▶ [Work to do] Below, find the line containing "Emit a Python" and the line containing "from plotly.subplots import make_subplots"; reproduce exactly those two and every line between them, omitting pictures.

▶ [Records supplied]
┏━━

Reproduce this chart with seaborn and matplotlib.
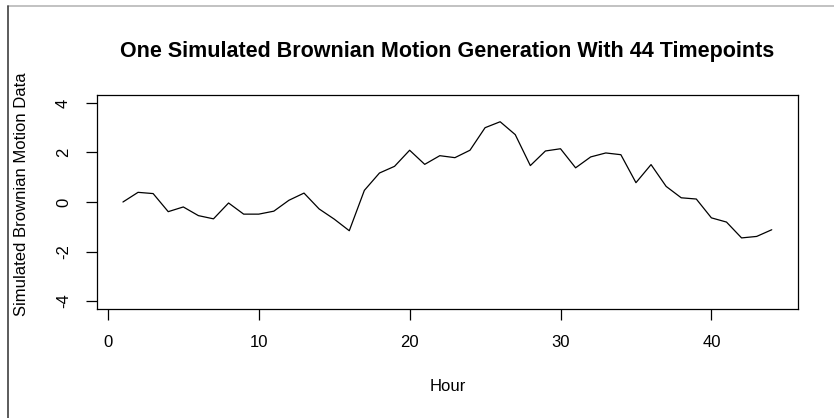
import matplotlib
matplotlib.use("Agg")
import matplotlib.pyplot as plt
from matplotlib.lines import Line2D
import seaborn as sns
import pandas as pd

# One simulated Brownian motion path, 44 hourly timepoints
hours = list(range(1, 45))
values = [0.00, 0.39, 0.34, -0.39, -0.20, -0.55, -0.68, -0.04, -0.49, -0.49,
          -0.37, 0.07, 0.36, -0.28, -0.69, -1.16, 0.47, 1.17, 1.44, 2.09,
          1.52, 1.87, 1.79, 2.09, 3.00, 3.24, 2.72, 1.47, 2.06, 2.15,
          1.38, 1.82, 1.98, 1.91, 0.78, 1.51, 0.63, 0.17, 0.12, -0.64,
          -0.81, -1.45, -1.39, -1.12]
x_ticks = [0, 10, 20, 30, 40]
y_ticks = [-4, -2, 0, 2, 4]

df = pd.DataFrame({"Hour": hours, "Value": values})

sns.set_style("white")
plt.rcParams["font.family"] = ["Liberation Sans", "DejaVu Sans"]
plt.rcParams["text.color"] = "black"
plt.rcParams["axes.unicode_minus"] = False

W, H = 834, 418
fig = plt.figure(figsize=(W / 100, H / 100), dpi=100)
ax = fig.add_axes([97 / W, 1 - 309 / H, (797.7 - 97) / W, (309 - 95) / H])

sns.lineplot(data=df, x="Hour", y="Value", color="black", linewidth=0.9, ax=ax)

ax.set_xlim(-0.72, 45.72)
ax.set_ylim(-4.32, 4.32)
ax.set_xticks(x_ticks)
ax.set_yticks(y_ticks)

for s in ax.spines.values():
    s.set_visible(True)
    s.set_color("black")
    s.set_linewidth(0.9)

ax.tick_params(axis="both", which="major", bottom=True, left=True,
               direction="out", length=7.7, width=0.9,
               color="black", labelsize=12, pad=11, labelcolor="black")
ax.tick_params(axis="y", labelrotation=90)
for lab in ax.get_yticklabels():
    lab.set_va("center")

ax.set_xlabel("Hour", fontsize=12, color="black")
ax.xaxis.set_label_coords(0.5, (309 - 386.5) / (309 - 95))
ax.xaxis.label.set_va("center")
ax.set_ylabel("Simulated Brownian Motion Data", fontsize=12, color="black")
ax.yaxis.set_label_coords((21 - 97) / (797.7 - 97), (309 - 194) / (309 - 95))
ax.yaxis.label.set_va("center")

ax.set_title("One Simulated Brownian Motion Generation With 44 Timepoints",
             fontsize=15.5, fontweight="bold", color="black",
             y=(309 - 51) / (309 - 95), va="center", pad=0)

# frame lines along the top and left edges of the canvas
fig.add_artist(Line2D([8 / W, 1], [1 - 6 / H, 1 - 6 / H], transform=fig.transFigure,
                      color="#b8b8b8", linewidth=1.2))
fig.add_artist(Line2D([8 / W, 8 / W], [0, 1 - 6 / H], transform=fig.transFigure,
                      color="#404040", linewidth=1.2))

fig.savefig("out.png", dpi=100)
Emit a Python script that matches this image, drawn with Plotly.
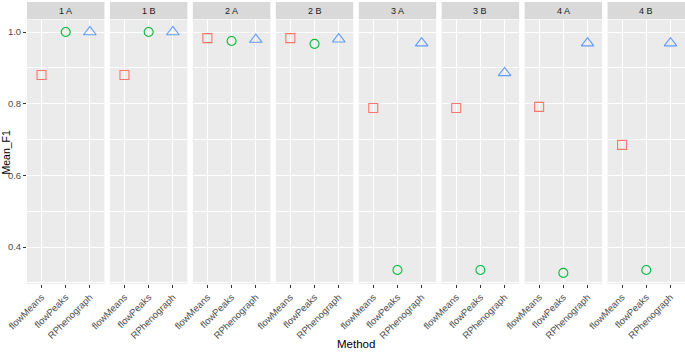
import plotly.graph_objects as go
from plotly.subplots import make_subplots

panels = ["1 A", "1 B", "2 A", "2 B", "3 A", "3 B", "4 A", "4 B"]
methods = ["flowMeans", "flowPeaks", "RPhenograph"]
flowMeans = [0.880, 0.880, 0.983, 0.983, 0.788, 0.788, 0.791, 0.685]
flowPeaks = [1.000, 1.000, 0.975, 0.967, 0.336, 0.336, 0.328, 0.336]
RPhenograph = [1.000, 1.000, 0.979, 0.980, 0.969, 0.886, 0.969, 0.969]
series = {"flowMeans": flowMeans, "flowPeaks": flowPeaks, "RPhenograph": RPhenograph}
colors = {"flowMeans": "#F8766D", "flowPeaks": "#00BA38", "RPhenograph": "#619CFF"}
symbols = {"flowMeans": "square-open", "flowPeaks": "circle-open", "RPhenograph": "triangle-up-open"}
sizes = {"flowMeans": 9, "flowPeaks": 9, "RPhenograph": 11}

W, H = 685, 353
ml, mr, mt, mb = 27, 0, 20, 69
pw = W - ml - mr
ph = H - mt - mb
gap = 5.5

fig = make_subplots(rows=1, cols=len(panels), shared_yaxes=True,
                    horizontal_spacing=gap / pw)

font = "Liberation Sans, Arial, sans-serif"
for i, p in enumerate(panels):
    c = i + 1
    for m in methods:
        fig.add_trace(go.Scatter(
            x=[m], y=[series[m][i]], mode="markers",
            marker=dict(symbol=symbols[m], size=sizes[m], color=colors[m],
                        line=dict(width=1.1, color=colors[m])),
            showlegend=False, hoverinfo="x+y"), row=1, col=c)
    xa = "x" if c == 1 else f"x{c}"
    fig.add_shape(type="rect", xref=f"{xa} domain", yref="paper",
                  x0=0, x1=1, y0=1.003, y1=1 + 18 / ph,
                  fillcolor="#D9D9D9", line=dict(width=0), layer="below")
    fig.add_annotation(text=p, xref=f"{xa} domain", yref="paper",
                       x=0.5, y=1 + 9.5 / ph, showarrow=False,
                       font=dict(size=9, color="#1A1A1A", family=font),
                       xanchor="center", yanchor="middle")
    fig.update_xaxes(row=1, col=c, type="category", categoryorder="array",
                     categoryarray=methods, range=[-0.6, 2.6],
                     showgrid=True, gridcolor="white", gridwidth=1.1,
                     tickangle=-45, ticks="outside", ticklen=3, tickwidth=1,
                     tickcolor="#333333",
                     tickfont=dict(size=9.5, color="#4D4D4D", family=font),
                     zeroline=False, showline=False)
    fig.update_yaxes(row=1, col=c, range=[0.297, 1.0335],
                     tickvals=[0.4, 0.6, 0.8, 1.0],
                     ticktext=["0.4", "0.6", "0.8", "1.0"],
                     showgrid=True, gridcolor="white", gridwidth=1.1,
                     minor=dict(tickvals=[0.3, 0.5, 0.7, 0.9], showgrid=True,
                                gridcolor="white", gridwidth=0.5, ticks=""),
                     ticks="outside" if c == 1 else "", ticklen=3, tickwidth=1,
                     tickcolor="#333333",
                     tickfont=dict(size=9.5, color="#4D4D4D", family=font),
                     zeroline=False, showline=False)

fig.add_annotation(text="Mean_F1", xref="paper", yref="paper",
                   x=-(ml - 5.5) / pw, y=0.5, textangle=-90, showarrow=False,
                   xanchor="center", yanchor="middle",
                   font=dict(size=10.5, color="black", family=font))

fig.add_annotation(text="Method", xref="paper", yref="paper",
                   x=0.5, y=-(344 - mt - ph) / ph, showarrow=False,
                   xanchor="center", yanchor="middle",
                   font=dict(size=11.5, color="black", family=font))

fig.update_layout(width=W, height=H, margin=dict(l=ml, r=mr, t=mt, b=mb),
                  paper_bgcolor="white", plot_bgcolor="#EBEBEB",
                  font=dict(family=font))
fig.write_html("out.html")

┗━━
┏━━

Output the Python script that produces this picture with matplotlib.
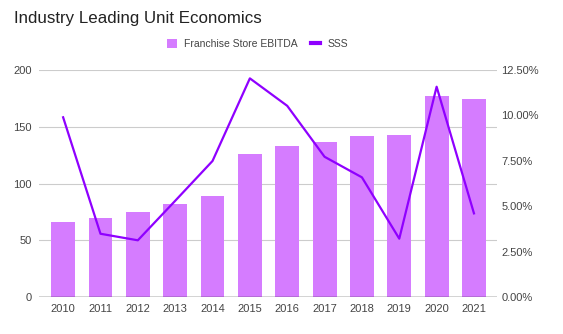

┗━━

▶ [Result of this exercise]
Emit a Python script that matches this image, drawn with Plotly.
import plotly.graph_objects as go
from plotly.subplots import make_subplots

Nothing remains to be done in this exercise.